Mr. Azbarov laid out a separate theory for higher-level corruption. Prosecutors, he said, do not follow all leads. Instead, the authorities in Moscow give carte blanche to provincial bureaucrats to make money on the side, only cracking down on those who cross the Kremlin politically. In this sense, he explained with a casual shrug, he considers many of his friends and fellow inmates in Correctional Colony 13 men as justly convicted of corruption, and political prisoners at the same time.

(For the record, Mr. Azbarov said he was falsely convicted; he said a corrupt regional police chief had set him up.)

The Russian federal prison service allowed the journalists to stroll about Correctional Colony No. 13 for several hours, interviewing inmates randomly, but only in the company of guards, a prison service press aide and the warden. They took pains to emphasize that former law enforcement agents, judges and prosecutors were treated no differently than other convicted men in Russia, refuting local news media reports that guards were allowing the former officers access to cellphones for a small through-the-bars payment.

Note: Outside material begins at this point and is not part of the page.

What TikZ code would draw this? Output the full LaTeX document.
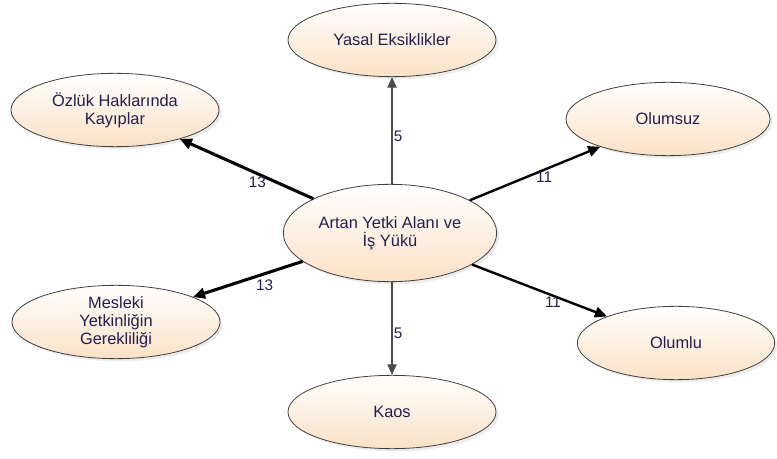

The prison puts special emphasis on vocational training because the officials cannot return to their previous professions. It operates a die-casting shop and a painting studio, a macaroni factory and a farm with cows and chickens.

The breakdown of prisoners here shows that the vast majority, 1,590, are policemen. But there are also 22 court bailiffs, 15 officers of the Federal Security Service, a few dozen prosecutors, tax inspectors from various agencies and two judges.

Estimates vary on the scope of corruption still going on outside these walls. One came from an Interior Ministry report published in 2010 that said Russian officials had accepted $33 billion in bribes the previous year. The ministry estimated the average bribe was 23,000 rubles, or $851 at today’s exchange rate. 

A new law on the police that passed in February — championed by Mr. Medvedev — is intended to reduce corruption, in part by raising salaries. It will whittle the one million-person force by 20 percent through a recertification program. Those who remain will earn at least 33,000 rubles, or $1,222, per month.

Russia’s Parliament rejected more substantive oversight. Proposals included bans on entering homes without warrants or beating women with rubber batons at street protests. Russian lawmakers discussed the second item, but eventually dismissed it as discriminatory against men.

Other changes in the law are cosmetic, including renaming the force “police” from the Soviet-era “militia.” The former officers in Colony No. 13 were particularly skeptical that the name change would make much of a difference.

“Before we were the militia; now we’re the police,” scoffed Ruslan A. Aslanov, a former officer from the Ural Mountain town of Chelyabinsk, who said that he was in prison for rupturing a suspect’s spleen while making an arrest. “Nothing changed, really.”